▸ Data provided:

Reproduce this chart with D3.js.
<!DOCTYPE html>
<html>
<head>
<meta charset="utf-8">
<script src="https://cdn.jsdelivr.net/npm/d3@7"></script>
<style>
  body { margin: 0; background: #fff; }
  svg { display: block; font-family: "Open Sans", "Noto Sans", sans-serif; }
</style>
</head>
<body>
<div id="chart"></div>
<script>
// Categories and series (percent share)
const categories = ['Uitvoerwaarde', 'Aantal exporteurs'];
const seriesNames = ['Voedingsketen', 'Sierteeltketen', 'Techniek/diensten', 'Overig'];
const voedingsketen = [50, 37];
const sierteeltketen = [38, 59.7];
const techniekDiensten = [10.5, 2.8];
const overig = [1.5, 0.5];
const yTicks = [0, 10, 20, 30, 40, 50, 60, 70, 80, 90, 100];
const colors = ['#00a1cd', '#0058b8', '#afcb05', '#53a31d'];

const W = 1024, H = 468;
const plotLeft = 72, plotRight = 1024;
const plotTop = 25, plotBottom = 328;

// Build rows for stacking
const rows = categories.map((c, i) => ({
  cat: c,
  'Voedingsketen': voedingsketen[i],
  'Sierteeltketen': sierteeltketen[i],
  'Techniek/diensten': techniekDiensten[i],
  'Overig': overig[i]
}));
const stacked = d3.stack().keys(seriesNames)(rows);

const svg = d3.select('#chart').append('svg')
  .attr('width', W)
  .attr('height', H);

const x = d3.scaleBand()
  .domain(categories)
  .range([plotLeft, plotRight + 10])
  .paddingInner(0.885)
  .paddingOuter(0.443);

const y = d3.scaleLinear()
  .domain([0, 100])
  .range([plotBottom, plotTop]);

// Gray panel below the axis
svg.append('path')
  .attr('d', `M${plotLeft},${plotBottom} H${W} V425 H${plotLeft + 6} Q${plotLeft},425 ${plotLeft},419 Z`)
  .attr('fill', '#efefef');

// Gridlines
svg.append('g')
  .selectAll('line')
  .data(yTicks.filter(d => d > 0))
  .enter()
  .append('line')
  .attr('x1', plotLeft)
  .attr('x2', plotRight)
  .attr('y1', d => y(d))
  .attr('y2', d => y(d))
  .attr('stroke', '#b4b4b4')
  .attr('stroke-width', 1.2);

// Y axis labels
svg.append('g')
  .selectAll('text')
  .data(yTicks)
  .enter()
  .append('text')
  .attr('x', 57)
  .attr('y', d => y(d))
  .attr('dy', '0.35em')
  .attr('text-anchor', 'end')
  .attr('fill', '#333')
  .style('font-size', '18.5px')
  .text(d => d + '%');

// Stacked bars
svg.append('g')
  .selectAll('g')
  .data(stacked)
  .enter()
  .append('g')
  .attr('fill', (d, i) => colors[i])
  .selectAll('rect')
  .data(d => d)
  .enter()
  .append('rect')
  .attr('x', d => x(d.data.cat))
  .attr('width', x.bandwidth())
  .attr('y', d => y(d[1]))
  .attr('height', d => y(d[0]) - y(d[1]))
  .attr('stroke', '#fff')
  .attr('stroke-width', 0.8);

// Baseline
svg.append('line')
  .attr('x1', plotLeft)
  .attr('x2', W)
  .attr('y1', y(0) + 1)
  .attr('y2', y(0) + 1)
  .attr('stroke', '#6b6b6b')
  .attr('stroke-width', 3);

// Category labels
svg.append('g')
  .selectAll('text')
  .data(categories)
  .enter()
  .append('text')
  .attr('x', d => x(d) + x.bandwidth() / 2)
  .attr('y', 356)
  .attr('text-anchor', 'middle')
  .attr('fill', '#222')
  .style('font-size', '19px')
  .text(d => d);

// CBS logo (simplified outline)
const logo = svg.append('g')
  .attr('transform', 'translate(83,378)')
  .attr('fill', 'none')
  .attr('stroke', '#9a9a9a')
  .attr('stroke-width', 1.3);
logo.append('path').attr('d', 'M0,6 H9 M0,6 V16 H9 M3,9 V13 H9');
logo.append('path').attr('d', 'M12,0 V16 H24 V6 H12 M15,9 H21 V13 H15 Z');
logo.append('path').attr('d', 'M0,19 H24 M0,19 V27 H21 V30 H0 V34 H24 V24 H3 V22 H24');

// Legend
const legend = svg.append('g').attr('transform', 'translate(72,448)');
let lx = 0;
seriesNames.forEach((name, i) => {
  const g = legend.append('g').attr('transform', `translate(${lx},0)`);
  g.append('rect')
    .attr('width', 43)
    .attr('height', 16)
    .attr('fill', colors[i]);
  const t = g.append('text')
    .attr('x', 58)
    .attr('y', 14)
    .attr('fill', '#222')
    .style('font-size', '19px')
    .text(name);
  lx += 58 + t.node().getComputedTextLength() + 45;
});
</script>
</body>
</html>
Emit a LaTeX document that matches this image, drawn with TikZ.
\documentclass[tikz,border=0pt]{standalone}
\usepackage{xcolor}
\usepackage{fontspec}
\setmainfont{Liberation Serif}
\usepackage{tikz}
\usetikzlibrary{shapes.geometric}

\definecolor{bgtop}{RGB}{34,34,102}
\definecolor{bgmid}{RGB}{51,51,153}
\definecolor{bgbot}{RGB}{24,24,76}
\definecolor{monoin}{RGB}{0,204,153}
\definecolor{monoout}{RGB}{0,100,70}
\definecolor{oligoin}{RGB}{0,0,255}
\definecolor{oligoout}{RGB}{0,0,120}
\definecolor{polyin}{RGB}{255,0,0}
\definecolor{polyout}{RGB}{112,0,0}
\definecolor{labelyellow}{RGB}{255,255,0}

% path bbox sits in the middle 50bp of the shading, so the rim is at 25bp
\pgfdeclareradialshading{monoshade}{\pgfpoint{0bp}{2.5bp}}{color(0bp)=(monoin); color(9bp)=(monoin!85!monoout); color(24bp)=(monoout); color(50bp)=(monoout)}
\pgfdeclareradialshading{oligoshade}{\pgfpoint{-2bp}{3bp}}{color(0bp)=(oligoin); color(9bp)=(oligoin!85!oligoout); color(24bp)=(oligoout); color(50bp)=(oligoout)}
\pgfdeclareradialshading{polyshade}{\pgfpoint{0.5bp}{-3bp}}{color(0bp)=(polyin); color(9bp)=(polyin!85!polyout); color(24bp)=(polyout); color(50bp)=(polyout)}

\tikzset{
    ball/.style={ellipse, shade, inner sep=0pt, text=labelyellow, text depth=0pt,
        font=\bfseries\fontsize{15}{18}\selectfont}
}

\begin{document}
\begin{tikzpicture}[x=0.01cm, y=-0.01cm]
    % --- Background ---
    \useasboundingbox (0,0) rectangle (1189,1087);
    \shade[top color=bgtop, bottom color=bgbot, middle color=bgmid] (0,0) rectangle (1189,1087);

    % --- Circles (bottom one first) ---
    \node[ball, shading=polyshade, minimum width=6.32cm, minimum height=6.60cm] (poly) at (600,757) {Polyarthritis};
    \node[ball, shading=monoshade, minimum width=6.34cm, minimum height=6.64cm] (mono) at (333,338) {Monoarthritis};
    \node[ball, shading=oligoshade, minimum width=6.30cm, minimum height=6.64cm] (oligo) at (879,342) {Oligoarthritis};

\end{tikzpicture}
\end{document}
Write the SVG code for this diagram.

▸ Written problem: Return all of the entries word for word.

▸ Task output:
Reproduce this chart with D3.js.
<!DOCTYPE html>
<html>
<head>
<meta charset="utf-8">
<script src="https://cdn.jsdelivr.net/npm/d3@7"></script>
<style>
  body { margin: 0; background: #fff; }
  svg { display: block; font-family: "Open Sans", "Noto Sans", sans-serif; }
</style>
</head>
<body>
<div id="chart"></div>
<script>
// Categories and series (percent share)
const categories = ['Uitvoerwaarde', 'Aantal exporteurs'];
const seriesNames = ['Voedingsketen', 'Sierteeltketen', 'Techniek/diensten', 'Overig'];
const voedingsketen = [50, 37];
const sierteeltketen = [38, 59.7];
const techniekDiensten = [10.5, 2.8];
const overig = [1.5, 0.5];
const yTicks = [0, 10, 20, 30, 40, 50, 60, 70, 80, 90, 100];
const colors = ['#00a1cd', '#0058b8', '#afcb05', '#53a31d'];

const W = 1024, H = 468;
const plotLeft = 72, plotRight = 1024;
const plotTop = 25, plotBottom = 328;

// Build rows for stacking
const rows = categories.map((c, i) => ({
  cat: c,
  'Voedingsketen': voedingsketen[i],
  'Sierteeltketen': sierteeltketen[i],
  'Techniek/diensten': techniekDiensten[i],
  'Overig': overig[i]
}));
const stacked = d3.stack().keys(seriesNames)(rows);

const svg = d3.select('#chart').append('svg')
  .attr('width', W)
  .attr('height', H);

const x = d3.scaleBand()
  .domain(categories)
  .range([plotLeft, plotRight + 10])
  .paddingInner(0.885)
  .paddingOuter(0.443);

const y = d3.scaleLinear()
  .domain([0, 100])
  .range([plotBottom, plotTop]);

// Gray panel below the axis
svg.append('path')
  .attr('d', `M${plotLeft},${plotBottom} H${W} V425 H${plotLeft + 6} Q${plotLeft},425 ${plotLeft},419 Z`)
  .attr('fill', '#efefef');

// Gridlines
svg.append('g')
  .selectAll('line')
  .data(yTicks.filter(d => d > 0))
  .enter()
  .append('line')
  .attr('x1', plotLeft)
  .attr('x2', plotRight)
  .attr('y1', d => y(d))
  .attr('y2', d => y(d))
  .attr('stroke', '#b4b4b4')
  .attr('stroke-width', 1.2);

// Y axis labels
svg.append('g')
  .selectAll('text')
  .data(yTicks)
  .enter()
  .append('text')
  .attr('x', 57)
  .attr('y', d => y(d))
  .attr('dy', '0.35em')
  .attr('text-anchor', 'end')
  .attr('fill', '#333')
  .style('font-size', '18.5px')
  .text(d => d + '%');

// Stacked bars
svg.append('g')
  .selectAll('g')
  .data(stacked)
  .enter()
  .append('g')
  .attr('fill', (d, i) => colors[i])
  .selectAll('rect')
  .data(d => d)
  .enter()
  .append('rect')
  .attr('x', d => x(d.data.cat))
  .attr('width', x.bandwidth())
  .attr('y', d => y(d[1]))
  .attr('height', d => y(d[0]) - y(d[1]))
  .attr('stroke', '#fff')
  .attr('stroke-width', 0.8);

// Baseline
svg.append('line')
  .attr('x1', plotLeft)
  .attr('x2', W)
  .attr('y1', y(0) + 1)
  .attr('y2', y(0) + 1)
  .attr('stroke', '#6b6b6b')
  .attr('stroke-width', 3);

// Category labels
svg.append('g')
  .selectAll('text')
  .data(categories)
  .enter()
  .append('text')
  .attr('x', d => x(d) + x.bandwidth() / 2)
  .attr('y', 356)
  .attr('text-anchor', 'middle')
  .attr('fill', '#222')
  .style('font-size', '19px')
  .text(d => d);

// CBS logo (simplified outline)
const logo = svg.append('g')
  .attr('transform', 'translate(83,378)')
  .attr('fill', 'none')
  .attr('stroke', '#9a9a9a')
  .attr('stroke-width', 1.3);
logo.append('path').attr('d', 'M0,6 H9 M0,6 V16 H9 M3,9 V13 H9');
logo.append('path').attr('d', 'M12,0 V16 H24 V6 H12 M15,9 H21 V13 H15 Z');
logo.append('path').attr('d', 'M0,19 H24 M0,19 V27 H21 V30 H0 V34 H24 V24 H3 V22 H24');

// Legend
const legend = svg.append('g').attr('transform', 'translate(72,448)');
let lx = 0;
seriesNames.forEach((name, i) => {
  const g = legend.append('g').attr('transform', `translate(${lx},0)`);
  g.append('rect')
    .attr('width', 43)
    .attr('height', 16)
    .attr('fill', colors[i]);
  const t = g.append('text')
    .attr('x', 58)
    .attr('y', 14)
    .attr('fill', '#222')
    .style('font-size', '19px')
    .text(name);
  lx += 58 + t.node().getComputedTextLength() + 45;
});
</script>
</body>
</html>
Emit a LaTeX document that matches this image, drawn with TikZ.
\documentclass[tikz,border=0pt]{standalone}
\usepackage{xcolor}
\usepackage{fontspec}
\setmainfont{Liberation Serif}
\usepackage{tikz}
\usetikzlibrary{shapes.geometric}

\definecolor{bgtop}{RGB}{34,34,102}
\definecolor{bgmid}{RGB}{51,51,153}
\definecolor{bgbot}{RGB}{24,24,76}
\definecolor{monoin}{RGB}{0,204,153}
\definecolor{monoout}{RGB}{0,100,70}
\definecolor{oligoin}{RGB}{0,0,255}
\definecolor{oligoout}{RGB}{0,0,120}
\definecolor{polyin}{RGB}{255,0,0}
\definecolor{polyout}{RGB}{112,0,0}
\definecolor{labelyellow}{RGB}{255,255,0}

% path bbox sits in the middle 50bp of the shading, so the rim is at 25bp
\pgfdeclareradialshading{monoshade}{\pgfpoint{0bp}{2.5bp}}{color(0bp)=(monoin); color(9bp)=(monoin!85!monoout); color(24bp)=(monoout); color(50bp)=(monoout)}
\pgfdeclareradialshading{oligoshade}{\pgfpoint{-2bp}{3bp}}{color(0bp)=(oligoin); color(9bp)=(oligoin!85!oligoout); color(24bp)=(oligoout); color(50bp)=(oligoout)}
\pgfdeclareradialshading{polyshade}{\pgfpoint{0.5bp}{-3bp}}{color(0bp)=(polyin); color(9bp)=(polyin!85!polyout); color(24bp)=(polyout); color(50bp)=(polyout)}

\tikzset{
    ball/.style={ellipse, shade, inner sep=0pt, text=labelyellow, text depth=0pt,
        font=\bfseries\fontsize{15}{18}\selectfont}
}

\begin{document}
\begin{tikzpicture}[x=0.01cm, y=-0.01cm]
    % --- Background ---
    \useasboundingbox (0,0) rectangle (1189,1087);
    \shade[top color=bgtop, bottom color=bgbot, middle color=bgmid] (0,0) rectangle (1189,1087);

    % --- Circles (bottom one first) ---
    \node[ball, shading=polyshade, minimum width=6.32cm, minimum height=6.60cm] (poly) at (600,757) {Polyarthritis};
    \node[ball, shading=monoshade, minimum width=6.34cm, minimum height=6.64cm] (mono) at (333,338) {Monoarthritis};
    \node[ball, shading=oligoshade, minimum width=6.30cm, minimum height=6.64cm] (oligo) at (879,342) {Oligoarthritis};

\end{tikzpicture}
\end{document}
Write the SVG code for this diagram.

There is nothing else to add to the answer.